YOUR INSTRUCTIONS> Copy out each line of the material in which the word "diagram" appears.
---------- DATA
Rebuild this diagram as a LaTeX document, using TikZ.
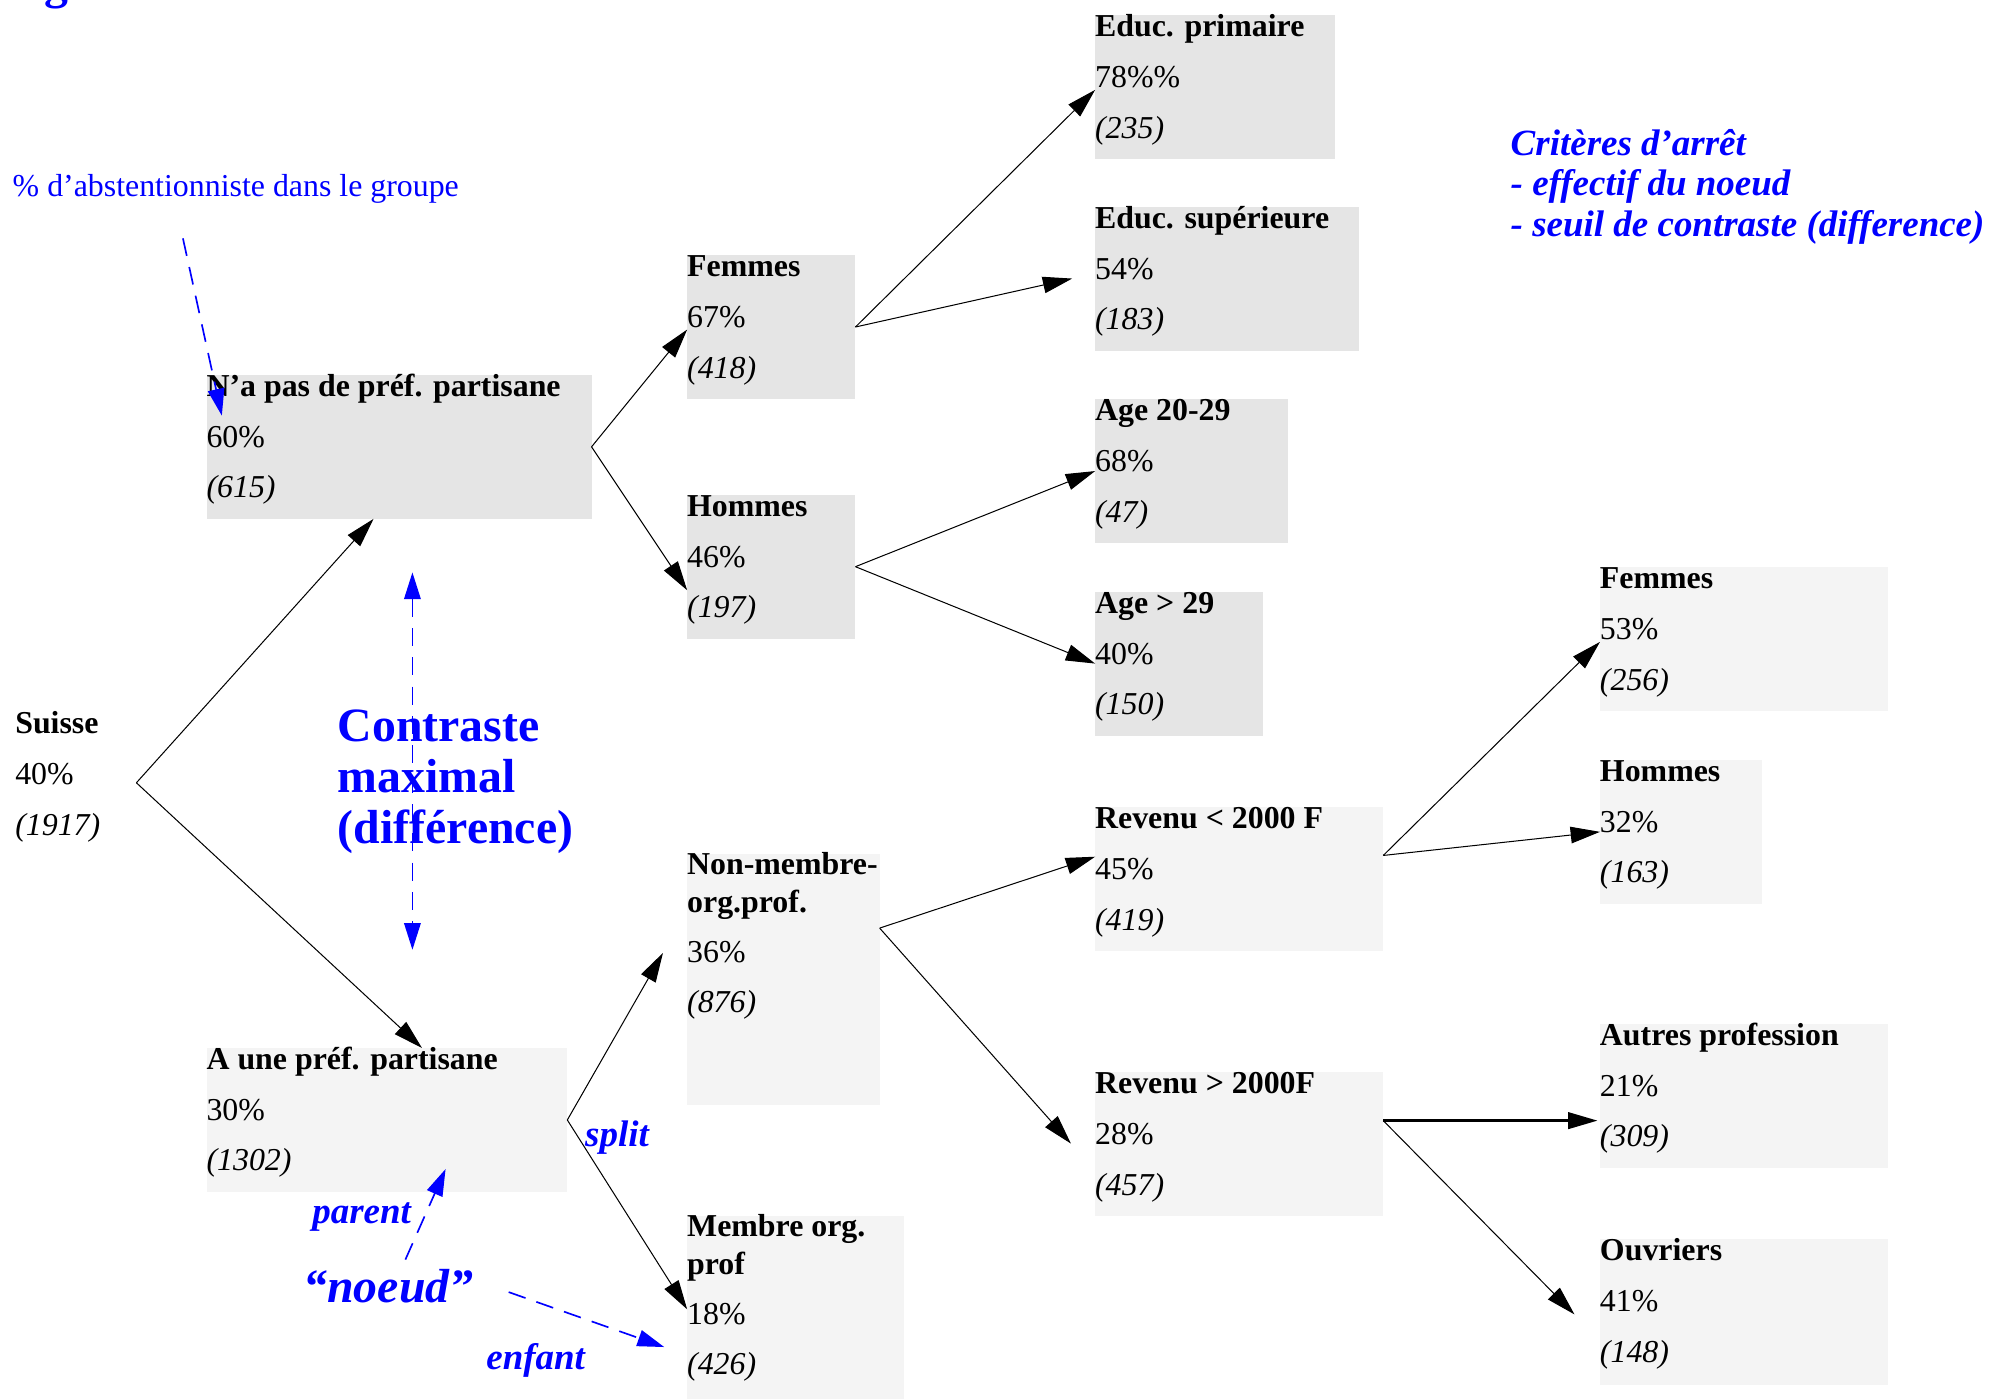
--------------------
---------- DATA
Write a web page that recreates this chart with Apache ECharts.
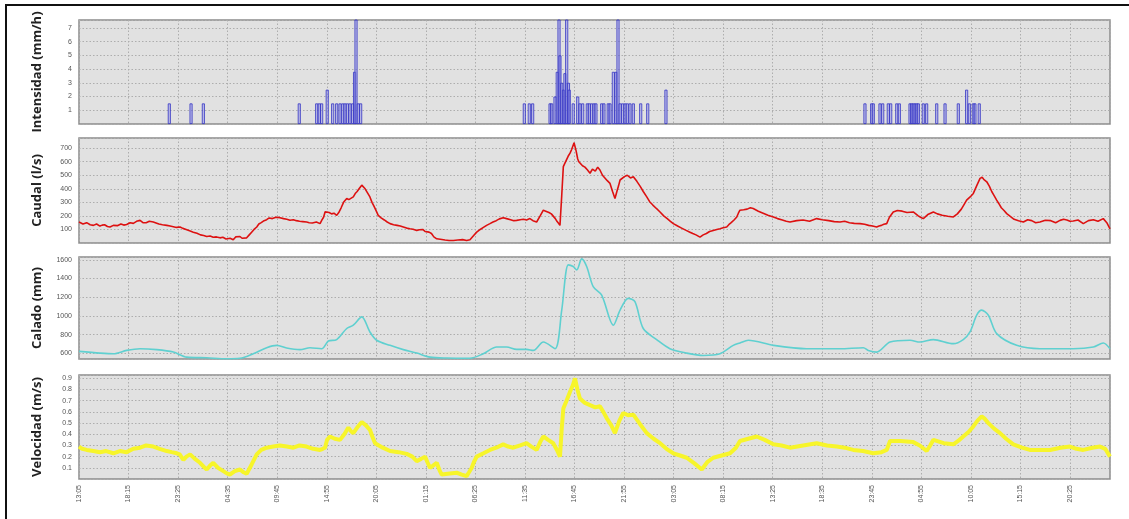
--------------------
---------- DATA
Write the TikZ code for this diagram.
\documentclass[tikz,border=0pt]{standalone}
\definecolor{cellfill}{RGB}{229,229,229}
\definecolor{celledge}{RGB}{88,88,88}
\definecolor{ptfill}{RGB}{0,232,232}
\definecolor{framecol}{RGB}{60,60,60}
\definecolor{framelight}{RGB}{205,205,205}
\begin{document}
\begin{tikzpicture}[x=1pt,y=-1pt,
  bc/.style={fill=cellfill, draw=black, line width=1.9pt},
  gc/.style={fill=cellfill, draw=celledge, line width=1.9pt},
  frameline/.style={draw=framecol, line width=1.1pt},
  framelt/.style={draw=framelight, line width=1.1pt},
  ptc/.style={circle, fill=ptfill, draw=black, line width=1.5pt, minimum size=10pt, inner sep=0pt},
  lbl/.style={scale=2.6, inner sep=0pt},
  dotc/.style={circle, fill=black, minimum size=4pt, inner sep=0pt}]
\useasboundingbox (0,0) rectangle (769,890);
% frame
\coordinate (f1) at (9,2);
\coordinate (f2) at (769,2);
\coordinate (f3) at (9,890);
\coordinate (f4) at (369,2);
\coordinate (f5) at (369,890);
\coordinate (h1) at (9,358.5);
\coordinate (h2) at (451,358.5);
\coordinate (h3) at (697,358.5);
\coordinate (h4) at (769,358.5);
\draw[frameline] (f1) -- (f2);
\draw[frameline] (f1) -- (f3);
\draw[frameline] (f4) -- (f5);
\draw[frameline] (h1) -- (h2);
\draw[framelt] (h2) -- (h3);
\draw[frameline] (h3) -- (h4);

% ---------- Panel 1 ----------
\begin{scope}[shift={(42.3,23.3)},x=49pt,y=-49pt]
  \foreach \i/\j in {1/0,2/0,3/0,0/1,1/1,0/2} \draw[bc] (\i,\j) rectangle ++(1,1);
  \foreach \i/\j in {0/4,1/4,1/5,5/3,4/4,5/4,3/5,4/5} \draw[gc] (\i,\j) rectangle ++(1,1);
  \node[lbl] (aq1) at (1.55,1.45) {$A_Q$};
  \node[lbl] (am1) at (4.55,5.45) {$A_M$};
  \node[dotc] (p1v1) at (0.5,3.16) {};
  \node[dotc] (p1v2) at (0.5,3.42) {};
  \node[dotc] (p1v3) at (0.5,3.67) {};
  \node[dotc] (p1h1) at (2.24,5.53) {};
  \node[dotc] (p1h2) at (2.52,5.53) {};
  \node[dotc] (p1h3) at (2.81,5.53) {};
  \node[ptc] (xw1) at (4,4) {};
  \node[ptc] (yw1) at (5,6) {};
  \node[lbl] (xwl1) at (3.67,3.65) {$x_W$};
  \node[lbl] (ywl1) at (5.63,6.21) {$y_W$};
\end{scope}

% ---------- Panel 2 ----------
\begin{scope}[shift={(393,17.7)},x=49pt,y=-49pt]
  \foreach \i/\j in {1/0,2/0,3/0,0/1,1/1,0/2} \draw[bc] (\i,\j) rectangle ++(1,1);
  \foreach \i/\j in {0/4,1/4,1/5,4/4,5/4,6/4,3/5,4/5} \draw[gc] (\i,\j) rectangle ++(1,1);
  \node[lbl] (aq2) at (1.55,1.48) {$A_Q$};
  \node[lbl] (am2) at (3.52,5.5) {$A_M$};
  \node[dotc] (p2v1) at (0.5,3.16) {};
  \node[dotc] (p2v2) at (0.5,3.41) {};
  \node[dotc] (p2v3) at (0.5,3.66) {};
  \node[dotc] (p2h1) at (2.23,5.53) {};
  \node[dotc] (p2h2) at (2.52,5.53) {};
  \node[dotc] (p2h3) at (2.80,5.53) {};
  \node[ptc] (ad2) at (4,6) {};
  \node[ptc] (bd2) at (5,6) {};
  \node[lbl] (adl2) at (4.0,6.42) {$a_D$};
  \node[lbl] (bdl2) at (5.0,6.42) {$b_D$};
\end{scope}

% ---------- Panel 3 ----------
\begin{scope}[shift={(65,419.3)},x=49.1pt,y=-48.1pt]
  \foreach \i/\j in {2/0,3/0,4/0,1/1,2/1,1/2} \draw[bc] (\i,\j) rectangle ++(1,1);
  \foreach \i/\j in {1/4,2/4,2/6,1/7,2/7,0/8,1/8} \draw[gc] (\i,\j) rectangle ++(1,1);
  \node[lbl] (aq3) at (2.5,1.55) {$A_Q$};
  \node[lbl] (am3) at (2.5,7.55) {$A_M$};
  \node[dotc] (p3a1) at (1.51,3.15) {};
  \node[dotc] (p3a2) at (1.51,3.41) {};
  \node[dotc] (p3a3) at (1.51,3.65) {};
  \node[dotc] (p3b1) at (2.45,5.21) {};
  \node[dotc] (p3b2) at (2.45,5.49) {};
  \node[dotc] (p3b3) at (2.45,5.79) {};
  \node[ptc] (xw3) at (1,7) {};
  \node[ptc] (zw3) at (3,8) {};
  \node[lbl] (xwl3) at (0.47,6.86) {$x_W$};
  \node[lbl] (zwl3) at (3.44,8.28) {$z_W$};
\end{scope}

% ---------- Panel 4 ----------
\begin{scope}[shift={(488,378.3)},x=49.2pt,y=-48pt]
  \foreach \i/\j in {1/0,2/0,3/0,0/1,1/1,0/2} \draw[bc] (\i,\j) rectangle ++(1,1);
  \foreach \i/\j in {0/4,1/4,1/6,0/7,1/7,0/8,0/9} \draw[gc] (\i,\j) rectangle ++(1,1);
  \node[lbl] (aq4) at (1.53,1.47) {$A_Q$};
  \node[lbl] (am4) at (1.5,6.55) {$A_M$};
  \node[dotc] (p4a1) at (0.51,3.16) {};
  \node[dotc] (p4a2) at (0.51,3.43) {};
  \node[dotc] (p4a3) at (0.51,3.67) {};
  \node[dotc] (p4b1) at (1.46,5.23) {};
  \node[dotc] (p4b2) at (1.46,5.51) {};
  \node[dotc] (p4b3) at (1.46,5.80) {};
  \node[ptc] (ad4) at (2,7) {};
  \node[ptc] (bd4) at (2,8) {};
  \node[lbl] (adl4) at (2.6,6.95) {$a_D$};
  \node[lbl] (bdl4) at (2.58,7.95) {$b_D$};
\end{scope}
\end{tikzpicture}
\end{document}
--------------------
ANSWER TO THIS TASK>
Rebuild this diagram as a LaTeX document, using TikZ.
Write the TikZ code for this diagram.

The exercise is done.